§ WHAT IS ASKED
Copy out each line of the material in which the word "standalone" appears.

§ Rows from a dataset of charts and code

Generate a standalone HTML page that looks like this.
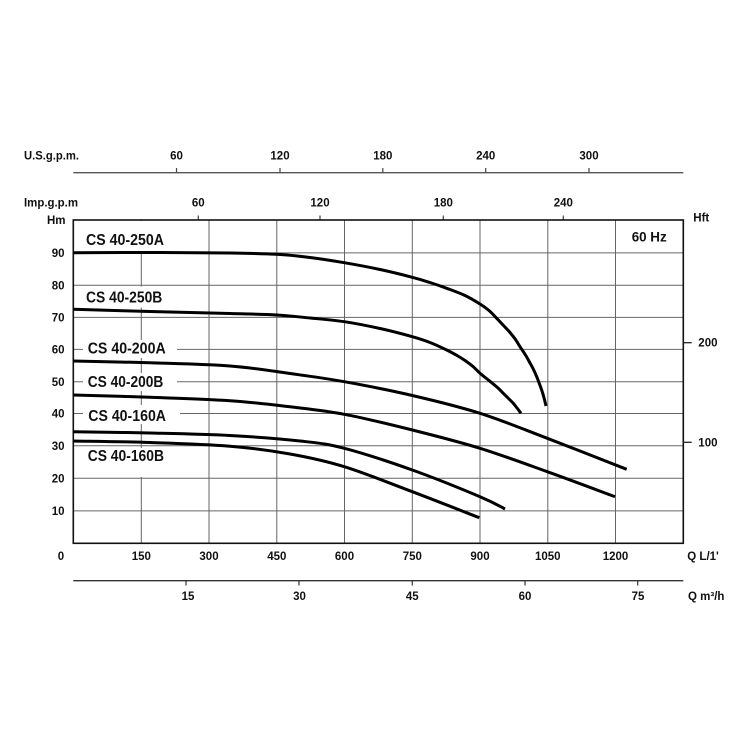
<!DOCTYPE html>
<html><head><meta charset="utf-8"><style>
html,body{margin:0;padding:0;background:#fff;}
svg{display:block;}
text{font-family:"Liberation Sans",sans-serif;font-weight:bold;fill:#111;}
</style></head><body>
<svg id="chart" width="750" height="750" viewBox="0 0 750 750" xmlns="http://www.w3.org/2000/svg">
<rect width="750" height="750" fill="#fff"/>
<!-- US gpm axis -->
<line x1="73.3" y1="172.7" x2="683.3" y2="172.7" stroke="#555" stroke-width="1.3"/>
<g stroke="#444" stroke-width="1.2">
<line x1="176.5" y1="168" x2="176.5" y2="172.7"/>
<line x1="280" y1="168" x2="280" y2="172.7"/>
<line x1="382.8" y1="168" x2="382.8" y2="172.7"/>
<line x1="485.7" y1="168" x2="485.7" y2="172.7"/>
<line x1="589" y1="168" x2="589" y2="172.7"/>
</g>
<g font-size="11.5" text-anchor="middle">
<text x="176.5" y="159.5">60</text><text x="280" y="159.5">120</text><text x="382.8" y="159.5">180</text><text x="485.7" y="159.5">240</text><text x="589" y="159.5">300</text>
</g>
<text x="24" y="159.5" font-size="11.5" textLength="55" lengthAdjust="spacingAndGlyphs">U.S.g.p.m.</text>
<!-- Imp gpm -->
<text x="24" y="206.7" font-size="11.5" textLength="54" lengthAdjust="spacingAndGlyphs">Imp.g.p.m</text>
<g font-size="11.5" text-anchor="middle">
<text x="198.3" y="206.7">60</text><text x="320" y="206.7">120</text><text x="443.3" y="206.7">180</text><text x="563.3" y="206.7">240</text>
</g>
<g stroke="#444" stroke-width="1.2">
<line x1="198.3" y1="215.5" x2="198.3" y2="220"/>
<line x1="320" y1="215.5" x2="320" y2="220"/>
<line x1="443.3" y1="215.5" x2="443.3" y2="220"/>
<line x1="563.3" y1="215.5" x2="563.3" y2="220"/>
</g>
<text x="47" y="224" font-size="11.5">Hm</text>
<text x="693.3" y="221.7" font-size="11.5">Hft</text>
<!-- grid -->
<g stroke="#666" stroke-width="1">
<line x1="141.3" y1="220" x2="141.3" y2="543.3"/>
<line x1="209" y1="220" x2="209" y2="543.3"/>
<line x1="276.8" y1="220" x2="276.8" y2="543.3"/>
<line x1="344.5" y1="220" x2="344.5" y2="543.3"/>
<line x1="412.3" y1="220" x2="412.3" y2="543.3"/>
<line x1="480" y1="220" x2="480" y2="543.3"/>
<line x1="547.8" y1="220" x2="547.8" y2="543.3"/>
<line x1="615.5" y1="220" x2="615.5" y2="543.3"/>
<line x1="73.3" y1="252.9" x2="683.3" y2="252.9"/>
<line x1="73.3" y1="285.3" x2="683.3" y2="285.3"/>
<line x1="73.3" y1="317.4" x2="683.3" y2="317.4"/>
<line x1="73.3" y1="349.4" x2="683.3" y2="349.4"/>
<line x1="73.3" y1="381.8" x2="683.3" y2="381.8"/>
<line x1="73.3" y1="413.5" x2="683.3" y2="413.5"/>
<line x1="73.3" y1="445.8" x2="683.3" y2="445.8"/>
<line x1="73.3" y1="478.3" x2="683.3" y2="478.3"/>
<line x1="73.3" y1="510.9" x2="683.3" y2="510.9"/>
</g>
<!-- label backgrounds -->
<g fill="#fff">
<rect x="78" y="221" width="122" height="30.5"/>
<rect x="78" y="286.5" width="122" height="21"/>
<rect x="83" y="340" width="94" height="18"/>
<rect x="83" y="373" width="94" height="18"/>
<rect x="83" y="405" width="97" height="19"/>
<rect x="78" y="448" width="110" height="29"/>
</g>
<!-- box -->
<rect x="73.3" y="220" width="610" height="323.3" fill="none" stroke="#111" stroke-width="1.6"/>
<!-- Hft ticks -->
<g stroke="#222" stroke-width="1.3">
<line x1="683.3" y1="342.7" x2="691.7" y2="342.7"/>
<line x1="683.3" y1="442.3" x2="691.7" y2="442.3"/>
</g>
<g font-size="11.5">
<text x="698.3" y="346.7">200</text><text x="698.3" y="446.7">100</text>
</g>
<text x="631.7" y="241.7" font-size="13.5" textLength="35" lengthAdjust="spacingAndGlyphs">60 Hz</text>
<!-- Y labels -->
<g font-size="11.5" text-anchor="end">
<text x="64.5" y="257">90</text><text x="64.5" y="289.3">80</text><text x="64.5" y="321.4">70</text><text x="64.5" y="353.4">60</text><text x="64.5" y="385.8">50</text><text x="64.5" y="417.5">40</text><text x="64.5" y="449.8">30</text><text x="64.5" y="482.3">20</text><text x="64.5" y="514.9">10</text>
</g>
<!-- series labels -->
<g font-size="15.5">
<text x="86" y="245" textLength="78" lengthAdjust="spacingAndGlyphs">CS 40-250A</text>
<text x="86" y="302.3" textLength="76.3" lengthAdjust="spacingAndGlyphs">CS 40-250B</text>
<text x="87.7" y="353.3" textLength="78" lengthAdjust="spacingAndGlyphs">CS 40-200A</text>
<text x="87.7" y="387" textLength="75.6" lengthAdjust="spacingAndGlyphs">CS 40-200B</text>
<text x="88.3" y="421" textLength="77.7" lengthAdjust="spacingAndGlyphs">CS 40-160A</text>
<text x="87.7" y="461" textLength="76.3" lengthAdjust="spacingAndGlyphs">CS 40-160B</text>
</g>
<!-- curves -->
<g id="curves" fill="none" stroke="#000" stroke-width="3" stroke-linejoin="round" stroke-linecap="butt">
<polyline points="73.3,252.7 160,252.5 230,253 276.7,254.3 310,257.5 344.3,262.7 380,269.5 412.3,277.3 430,282.5 446.7,288.3 465,295.5 480,304 489,310.5 496.7,318.3 504,326 510,332.5 515.5,339.5 520,346.7 525.5,355 530,363 533.5,369.5 536.7,376.7 539.5,384 542,391 544.2,398.5 546,406"/>
<polyline points="73.3,309.3 150,311.5 230,313.5 276.7,315 310,318 344.3,321.7 380,328.5 412.3,336.7 430,342.5 446.7,350 457,355.5 465,360.5 473,366.5 480,373.3 486.5,378.5 492,383 498,388 503.3,393.3 508.5,398.5 513,403 517,408 521,413.3"/>
<polyline points="73.3,361 150,362.8 230,366 290,373.5 344.3,381.7 412.3,395.5 480,413.3 547.3,438.3 626.7,469.3"/>
<polyline points="73.3,395 150,397.3 230,400.7 290,406.8 344.3,414.3 412.3,430 480,448.3 547.3,471.7 615,496.7"/>
<polyline points="73.3,431.7 150,433 230,435.5 300,441 344.3,448.3 412.3,470 480,496.7 505,509"/>
<polyline points="73.3,441 150,442.5 230,446.2 290,454 344.3,466.7 412.3,491.7 479.3,517.7"/>
</g>
<!-- bottom labels L/min -->
<g font-size="11.5" text-anchor="middle">
<text x="61" y="560">0</text>
<text x="141.3" y="560">150</text><text x="209" y="560">300</text><text x="276.8" y="560">450</text><text x="344.5" y="560">600</text><text x="412.3" y="560">750</text><text x="480" y="560">900</text><text x="547.8" y="560">1050</text><text x="615.5" y="560">1200</text>
</g>
<text x="687.3" y="560" font-size="11.5">Q L/1'</text>
<!-- m3/h axis -->
<line x1="73.3" y1="580.7" x2="683.3" y2="580.7" stroke="#333" stroke-width="1.3"/>
<g stroke="#333" stroke-width="1.2">
<line x1="186" y1="580.7" x2="186" y2="585.5"/>
<line x1="299" y1="580.7" x2="299" y2="585.5"/>
<line x1="412.3" y1="580.7" x2="412.3" y2="585.5"/>
<line x1="525" y1="580.7" x2="525" y2="585.5"/>
<line x1="637.7" y1="580.7" x2="637.7" y2="585.5"/>
</g>
<g font-size="11.5" text-anchor="middle">
<text x="188" y="600">15</text><text x="299.5" y="600">30</text><text x="412.3" y="600">45</text><text x="525" y="600">60</text><text x="638" y="600">75</text>
</g>
<text x="688" y="600" font-size="11.5">Q m³/h</text>
</svg>
<script>
(function(){
  try{
    var ns="http://www.w3.org/2000/svg";
    var g=document.getElementById("curves");
    var pls=g.querySelectorAll("polyline");
    for(var k=0;k<pls.length;k++){
      var pl=pls[k];
      var p=pl.getAttribute("points").trim().split(/\s+/).map(function(s){return s.split(",").map(Number);});
      var n=p.length;
      var d="M"+p[0][0]+","+p[0][1];
      for(var i=0;i<n-1;i++){
        var p0=p[i>0?i-1:i],p1=p[i],p2=p[i+1],p3=p[i+2<n?i+2:i+1];
        var c1x=p1[0]+(p2[0]-p0[0])/6,c1y=p1[1]+(p2[1]-p0[1])/6;
        var c2x=p2[0]-(p3[0]-p1[0])/6,c2y=p2[1]-(p3[1]-p1[1])/6;
        d+=" C"+c1x.toFixed(2)+","+c1y.toFixed(2)+" "+c2x.toFixed(2)+","+c2y.toFixed(2)+" "+p2[0]+","+p2[1];
      }
      var path=document.createElementNS(ns,"path");
      path.setAttribute("d",d);
      g.insertBefore(path,pl);
      g.removeChild(pl);
    }
  }catch(e){}
})();
</script>
</body></html>
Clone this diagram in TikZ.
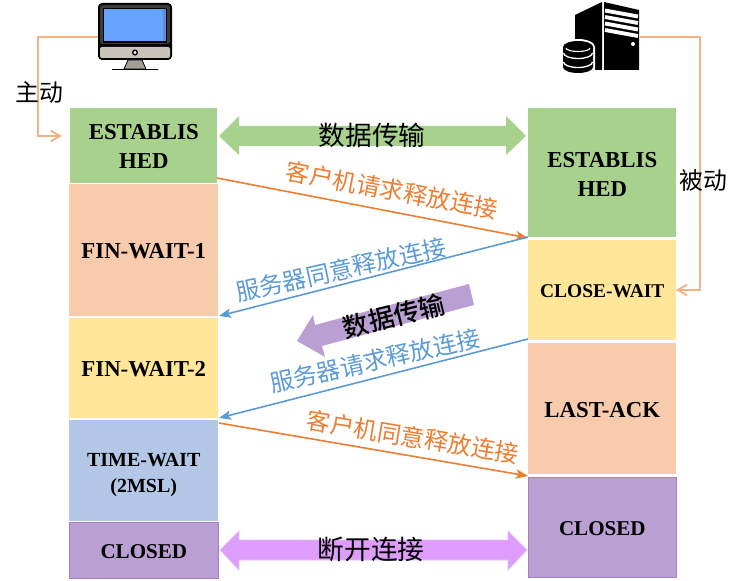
\documentclass[tikz,border=0pt]{standalone}
\usepackage{fontspec}
\setmainfont{Liberation Serif}
\newfontfamily\cjk{Noto Sans CJK SC}
\newfontfamily\cjkbold{Noto Sans CJK SC Medium}
\usetikzlibrary{arrows.meta}
\definecolor{cgreen}{HTML}{A9D18E}
\definecolor{cpeach}{HTML}{F8CBAD}
\definecolor{cyellow}{HTML}{FFE699}
\definecolor{cblue}{HTML}{B4C7E7}
\definecolor{cpurple}{HTML}{BA9FD2}
\definecolor{cpurpleline}{HTML}{A681C2}
\definecolor{cviolet}{HTML}{DE9DFC}
\definecolor{cvioletline}{HTML}{E6C0F8}
\definecolor{lineorange}{HTML}{ED7D31}
\definecolor{lineblue}{HTML}{5B9BD5}
\definecolor{linepale}{HTML}{F4B183}
\definecolor{scrblue}{HTML}{66A3FF}
\definecolor{scrdark}{HTML}{5B8FDD}
\definecolor{bezel}{HTML}{3C3C3C}
\definecolor{basegray}{HTML}{C8C4BC}
\definecolor{standgray}{HTML}{A09E96}
\tikzset{
  x=0.75pt,y=-0.75pt,
  statebox/.style={anchor=north west,inner sep=0pt,align=center,font=\fontsize{17.1}{21.8}\selectfont\bfseries},
  smallstate/.style={font=\fontsize{15}{19.5}\selectfont\bfseries},
  closedstate/.style={font=\fontsize{15.8}{20}\selectfont\bfseries,draw=cpurpleline,line width=.5pt},
  msgorange/.style={draw=lineorange,line width=1.2pt,-{Stealth[length=9pt,width=7pt,inset=2pt]}},
  msgblue/.style={draw=lineblue,line width=1.2pt,-{Stealth[length=9pt,width=7pt,inset=2pt]}},
  palearrow/.style={draw=linepale,line width=1.4pt,-{Straight Barb[length=7pt,width=8pt]}},
  lab/.style={font=\cjk\fontsize{17.9}{20}\selectfont},
  biglab/.style={font=\cjk\fontsize{20}{22}\selectfont},
}
% #1 style, #2 name, #3 text, #4 fill, #5 x, #6 y, #7 w, #8 h, #9 downward shift of text (px)
\newcommand{\statenode}[9][]{\node[statebox,fill=#4,text width=#7*0.75pt,minimum width=#7*0.75pt,minimum height=#8*0.75pt,#1] (#2) at (#5,#6) {\rule{0pt}{\dimexpr\fontcharht\font`E+#9pt*3/2\relax}#3};}
\begin{document}
\begin{tikzpicture}
\useasboundingbox (0,0) rectangle (742,581);
% states
\statenode{lest}{ESTABLIS\\HED}{cgreen}{70}{108}{147}{75}{0.5}
\statenode{lfin1}{FIN-WAIT-1}{cpeach}{69}{184}{149}{132}{1}
\statenode{lfin2}{FIN-WAIT-2}{cyellow}{69}{318}{149}{100}{1}
\statenode[smallstate]{ltime}{TIME-WAIT\\(2MSL)}{cblue}{69}{420}{149}{101}{4}
\statenode[closedstate]{lclosed}{CLOSED}{cpurple}{69}{522}{149}{56}{1.5}
\statenode{rest}{ESTABLIS\\HED}{cgreen}{528}{108}{148}{129}{2}
\statenode[smallstate,font=\fontsize{14.6}{19}\selectfont\bfseries]{rclose}{CLOSE-WAIT}{cyellow}{528}{240}{148}{100}{1}
\statenode{rlast}{LAST-ACK}{cpeach}{528}{343}{148}{131}{1}
\statenode[closedstate]{rclosed}{CLOSED}{cpurple}{528}{477}{148}{100}{1}
% computer icon
\fill[black,rounded corners=3pt] (98,3) rectangle (172,60);
\fill[bezel,rounded corners=2pt] (100,5) rectangle (170,44);
\fill[black] (103,8) rectangle (167,43);
\fill[scrblue] (104,9) rectangle (166,41);
\fill[scrdark] (163,9) rectangle (166,41);
\fill[basegray,rounded corners=1.5pt] (100,47) rectangle (170,58);
\filldraw[fill=white,draw=black,line width=1pt] (135,52.5) circle (2.3);
\fill[standgray,draw=black,line width=.6pt] (128,60) -- (142,60) -- (146,69) -- (124,69) -- cycle;
\draw[black,line width=1pt] (112,69.5) -- (158,69.5);
\coordinate (pcport) at (98,37);
% server icon
\fill[black] (575,15) -- (602,2) -- (602,70) -- (575,70) -- cycle;
\fill[black] (604,2) -- (639,10) -- (639,70) -- (604,70) -- cycle;
\foreach \y in {10.5,17,23.5,30}{
  \draw[white,line width=2.9pt] (605,\y) -- (638,\y+6);
}
\fill[white] (633,44) circle (2);
\fill[white] (561,47) arc[start angle=180,end angle=360,x radius=17,y radius=8] -- (595,72) -- (587,76) -- (569,76) -- (561,72) -- cycle;
\fill[black] (563,47) arc[start angle=180,end angle=360,x radius=15,y radius=6] -- (593,67) arc[start angle=0,end angle=180,x radius=15,y radius=6] -- cycle;
\draw[white,line width=.8pt] (566,48) arc[start angle=180,end angle=0,x radius=12,y radius=3.5];
\draw[white,line width=1pt] (563.5,53) arc[start angle=180,end angle=0,x radius=14.5,y radius=5.5];
\draw[white,line width=1pt] (563.5,62) arc[start angle=180,end angle=0,x radius=14.5,y radius=5.5];
\coordinate (srvport) at (640,37);
% side connectors
\coordinate (lin) at (62,136);
\coordinate (rin) at (676,290);
\draw[palearrow] (pcport) -- (38,37) -- (38,136) -- (lin);
\draw[palearrow] (srvport) -- (700,37) -- (700,290) -- (rin);
\node[lab,inner sep=0pt] (zhu) at (39,92) {主动};
\node[lab,inner sep=0pt] (bei) at (703,180) {被动};
% wide arrows
\fill[cgreen] (219,136) -- (239,116) -- (239,126) -- (506,126) -- (506,116) -- (526,136) -- (506,155) -- (506,146) -- (239,146) -- (239,155) -- cycle;
\node[biglab,inner sep=0pt] (trans1) at (372,135) {数据传输};
\filldraw[fill=cviolet,draw=cvioletline,line width=.6pt] (220,550) -- (239,531) -- (239,540) -- (508,540) -- (508,531) -- (527,550) -- (508,570) -- (508,560) -- (239,560) -- (239,570) -- cycle;
\node[biglab,inner sep=0pt] (close1) at (371,549) {断开连接};
\fill[cpurple] (469,284) -- (474,305) -- (322,346) -- (325,357) -- (297,341) -- (313,315) -- (315,325) -- cycle;
\node[inner sep=0pt,rotate=14,font=\cjkbold\fontsize{19.5}{22}\selectfont] (trans2) at (394,316) {数据传输};
% messages
\coordinate (m1a) at (217,178); \coordinate (m1b) at (528,238);
\coordinate (m2a) at (528,237); \coordinate (m2b) at (219,316);
\coordinate (m3a) at (528,339); \coordinate (m3b) at (219,418);
\coordinate (m4a) at (219,423); \coordinate (m4b) at (528,476);
\draw[msgorange] (m1a) -- (m1b);
\draw[msgblue] (m2a) -- (m2b);
\draw[msgblue] (m3a) -- (m3b);
\draw[msgorange] (m4a) -- (m4b);
\node[lab,text=lineorange,inner sep=0pt,rotate=-10.5] (t1) at (392,190) {客户机请求释放连接};
\node[lab,text=lineblue,inner sep=0pt,rotate=12.5] (t2) at (341,269.5) {服务器同意释放连接};
\node[lab,text=lineblue,inner sep=0pt,rotate=12.5] (t3) at (375,360.5) {服务器请求释放连接};
\node[lab,text=lineorange,inner sep=0pt,rotate=-9.5] (t4) at (413,437) {客户机同意释放连接};
\end{tikzpicture}
\end{document}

§ TASK SOLUTION
Generate a standalone HTML page that looks like this.
\documentclass[tikz,border=0pt]{standalone}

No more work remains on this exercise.